◆ WHAT THIS TASK INVOLVES: Go through the data below. Pull out every line that has the word "with".

◆ SUPPLIED MATERIAL:
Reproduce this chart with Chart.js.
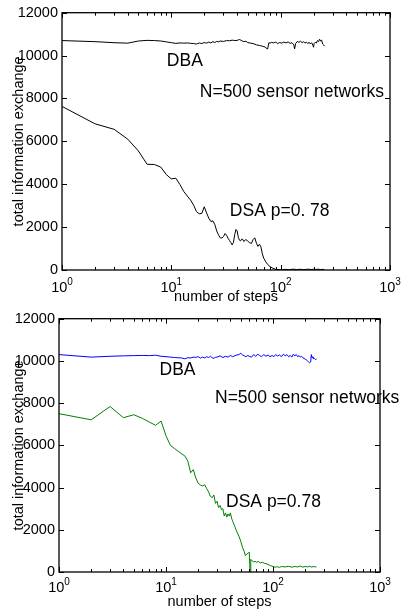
<!DOCTYPE html>
<html>
<head>
<meta charset="utf-8">
<script src="https://cdn.jsdelivr.net/npm/chart.js@4.4.1/dist/chart.umd.min.js"></script>
<style>
  body { margin: 0; background: #fff; }
  .panel { position: relative; width: 401px; height: 306px; }
</style>
</head>
<body>
<div class="panel"><canvas id="topChart"></canvas></div>
<div class="panel"><canvas id="bottomChart"></canvas></div>
<script>
// ---- data ----
const yTicks = [0, 2000, 4000, 6000, 8000, 10000, 12000];
const xDecades = [1, 10, 100, 1000];
const xExponents = ['0', '1', '2', '3'];

// top panel
const topDbaSteps = [1,2,3,4,5,6,7,8,9,10,11,12,13,14,15,16,17,18,19,20,21,22,23,24,25,26,27,28,30,32,34,36,38,40,42,44,46,48,50,53,56,60,64,68,72,75,76,78,80,83,86,90,94,98,102,107,112,117,122,127,132,134,137,142,147,152,157,162,167,172,177,182,187,192,197,200,202,207,212,217,222,227,232,237,242,247,252];
const topDbaValues = [10700,10650,10600,10580,10680,10710,10700,10680,10640,10600,10570,10590,10580,10590,10570,10560,10540,10590,10560,10610,10580,10630,10590,10650,10610,10660,10640,10680,10660,10700,10690,10720,10700,10710,10750,10700,10650,10670,10610,10580,10560,10500,10470,10440,10400,10320,10310,10600,10580,10620,10590,10630,10560,10610,10580,10630,10590,10640,10570,10600,10500,10310,10560,10660,10620,10670,10600,10650,10580,10630,10560,10620,10540,10600,10480,10390,10560,10620,10580,10700,10650,10760,10680,10720,10540,10500,10440];

const topDsaSteps = [1,2,3,4,5,6,7,8,9,10,11,12,13,14,15,16,17,18,19,20,21,22,23,24,25,26,27,28,29,30,31,32,33,34,35,36,37,38,39,40,41,42,43,44,45,46,48,50,52,54,56,58,60,62,64,66,68,70,73,76,80,85,90,95,100,110,120,130,140,150,160,170,180,190,200,210,220,230,240,250];
const topDsaValues = [7630,6820,6560,6100,5550,4930,4920,4800,4450,4250,4280,3980,3660,3450,3260,3020,2720,2620,2640,2950,2660,2420,2260,2290,2120,1820,1640,1500,1490,1560,1700,1620,1480,1380,1280,1170,1290,1650,1890,1820,1520,1390,1360,1440,1430,1330,1420,1350,1270,1240,1420,1500,1250,1100,1200,1080,750,550,380,260,160,80,30,20,10,30,15,40,20,35,15,25,40,20,35,25,40,20,30,25];

const topNoteTexts = ['DBA', 'N=500 sensor networks', 'DSA p=0. 78'];
const topNoteSteps = [9.1, 18.2, 34.3];
const topNoteValues = [9720, 8300, 2744];

// bottom panel
const bottomDbaSteps = [1,2,3,4,5,6,7,8,9,10,11,12,13,14,15,16,17,18,19,20,21,22,23,24,25,26,27,28,29,30,32,34,36,38,40,42,44,46,48,50,52,54,56,58,60,63,66,69,72,75,78,82,86,90,94,98,102,106,110,115,120,125,130,135,140,145,150,155,160,165,170,175,180,185,190,195,200,205,210,215,220,225,228,232,236,240,245,250,255];
const bottomDbaValues = [10300,10180,10220,10240,10250,10260,10250,10270,10220,10200,10180,10160,10150,10140,10100,10150,10140,10180,10170,10200,10130,10180,10140,10200,10160,10220,10150,10120,10170,10180,10240,10160,10220,10180,10260,10200,10250,10280,10300,10360,10280,10240,10200,10260,10220,10180,10300,10220,10320,10250,10200,10300,10220,10280,10200,10260,10200,10300,10230,10280,10200,10320,10240,10300,10200,10260,10180,10320,10240,10300,10200,10250,10180,10220,10150,10120,10080,10050,10000,9960,9910,9950,10300,10150,10200,10100,10120,10060,10080];

const bottomDsaSteps = [1,2,3,4,5,6,7,8,9,10,11,12,13,14,15,16,17,18,19,20,21,22,23,24,25,26,27,28,29,30,31,32,33,34,35,36,37,38,39,40,41,42,44,46,48,50,52,54,55,57,59,60,61,62,64,66,68,70,73,76,80,83,86,90,95,100,105,110,115,120,130,140,150,160,170,180,190,200,210,220,230,240,250,255];
const bottomDsaValues = [7500,7210,7840,7310,7450,7280,7100,6950,7150,6450,6000,5850,5720,5600,5500,5250,4700,4850,4450,4200,4120,4080,4130,3950,3800,3580,3520,3650,3250,3350,3050,3150,2950,3000,2650,2800,2600,2750,2650,2800,2550,2400,2150,1900,1700,1450,1150,950,780,850,900,940,0,600,520,480,500,460,500,430,460,410,400,350,300,260,230,250,220,260,240,270,230,260,240,280,230,260,240,270,230,260,240,250];

const bottomNoteTexts = ['DBA', 'N=500 sensor networks', 'DSA p=0.78'];
const bottomNoteSteps = [8.7, 28.7, 36.4];
const bottomNoteValues = [9543, 8220, 3307];

// ---- helpers ----
const FONT = '"Liberation Sans", Arial, Helvetica, sans-serif';
Chart.defaults.color = '#000';
Chart.defaults.font.family = FONT;

function toPoints(steps, values) {
  return steps.map((s, i) => ({ x: s, y: values[i] }));
}

function toNotes(texts, steps, values) {
  return texts.map((t, i) => ({ text: t, x: steps[i], y: values[i] }));
}

// matlab-like box, inward ticks, 10^n labels and text notes
const matlabAxes = {
  id: 'matlabAxes',
  afterDraw(chart, args, o) {
    const { ctx, chartArea: a, scales: { x, y } } = chart;
    ctx.save();
    ctx.strokeStyle = '#000';
    ctx.lineWidth = 1;
    ctx.beginPath();
    yTicks.forEach(v => {
      const py = Math.round(y.getPixelForValue(v)) + 0.5;
      ctx.moveTo(a.left, py); ctx.lineTo(a.left + 5, py);
      ctx.moveTo(a.right, py); ctx.lineTo(a.right - 5, py);
    });
    xDecades.forEach((d, i) => {
      const ks = i < xDecades.length - 1 ? [1, 2, 3, 4, 5, 6, 7, 8, 9] : [1];
      ks.forEach(k => {
        const len = k === 1 ? 5 : 3;
        const px = Math.round(x.getPixelForValue(d * k)) + 0.5;
        ctx.moveTo(px, a.bottom); ctx.lineTo(px, a.bottom - len);
        ctx.moveTo(px, a.top); ctx.lineTo(px, a.top + len);
      });
    });
    ctx.stroke();
    ctx.lineWidth = 1.3;
    ctx.strokeRect(a.left, a.top, a.right - a.left, a.bottom - a.top);

    // x tick labels: 10 with superscript exponent
    ctx.fillStyle = '#000';
    ctx.textBaseline = 'alphabetic';
    ctx.textAlign = 'left';
    xDecades.forEach((d, i) => {
      const px = x.getPixelForValue(d);
      ctx.font = '14.5px ' + FONT;
      const wBase = ctx.measureText('10').width;
      ctx.font = '10px ' + FONT;
      const wExp = ctx.measureText(xExponents[i]).width;
      const x0 = px - (wBase + wExp) / 2;
      ctx.font = '14.5px ' + FONT;
      ctx.fillText('10', x0, a.bottom + o.labelDrop);
      ctx.font = '10px ' + FONT;
      ctx.fillText(xExponents[i], x0 + wBase, a.bottom + o.labelDrop - 7);
    });

    // notes
    ctx.font = '17.5px ' + FONT;
    ctx.textBaseline = 'middle';
    o.notes.forEach(n => {
      ctx.fillText(n.text, x.getPixelForValue(n.x), y.getPixelForValue(n.y));
    });
    ctx.restore();
  }
};

function makeChart(id, datasets, cfg) {
  return new Chart(document.getElementById(id), {
    type: 'line',
    data: { datasets: datasets },
    options: {
      responsive: true,
      maintainAspectRatio: false,
      animation: false,
      layout: { padding: { top: 12, right: cfg.right, left: 0, bottom: 0 } },
      elements: { point: { radius: 0 }, line: { borderWidth: 1, tension: 0 } },
      plugins: {
        legend: { display: false },
        tooltip: { enabled: false },
        matlabAxes: { notes: cfg.notes, labelDrop: cfg.labelDrop }
      },
      scales: {
        x: {
          type: 'logarithmic',
          min: 1,
          max: 1000,
          grid: { display: false, drawTicks: false },
          border: { display: false },
          ticks: { display: false },
          title: {
            display: true,
            text: 'number of steps',
            font: { size: 14.5 },
            padding: { top: 0, bottom: cfg.titleBottom }
          },
          afterFit: s => { s.height = cfg.xHeight; }
        },
        y: {
          min: 0,
          max: 12000,
          grid: { display: false, drawTicks: false },
          border: { display: false },
          afterBuildTicks: s => { s.ticks = yTicks.map(v => ({ value: v })); },
          ticks: { font: { size: 14.5 }, padding: 4, callback: v => String(v) },
          title: {
            display: true,
            text: 'total information exchange',
            font: { size: 14.5 },
            padding: { top: 10, bottom: 0 }
          },
          afterFit: s => { s.width = cfg.yWidth; }
        }
      }
    },
    plugins: [matlabAxes]
  });
}

// ---- top chart ----
makeChart('topChart', [
  { label: 'DBA', data: toPoints(topDbaSteps, topDbaValues), borderColor: '#000' },
  { label: 'DSA', data: toPoints(topDsaSteps, topDsaValues), borderColor: '#000' }
], {
  right: 11, yWidth: 62, xHeight: 36, labelDrop: 22, titleBottom: 0,
  notes: toNotes(topNoteTexts, topNoteSteps, topNoteValues)
});

// ---- bottom chart ----
makeChart('bottomChart', [
  { label: 'DBA', data: toPoints(bottomDbaSteps, bottomDbaValues), borderColor: '#0000ff' },
  { label: 'DSA', data: toPoints(bottomDsaSteps, bottomDsaValues), borderColor: '#008000' }
], {
  right: 21, yWidth: 59, xHeight: 40, labelDrop: 20, titleBottom: 1,
  notes: toNotes(bottomNoteTexts, bottomNoteSteps, bottomNoteValues)
});
</script>
</body>
</html>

◆ SOLUTION FOR THIS PROBLEM:
Reproduce this chart with Chart.js.
    // x tick labels: 10 with superscript exponent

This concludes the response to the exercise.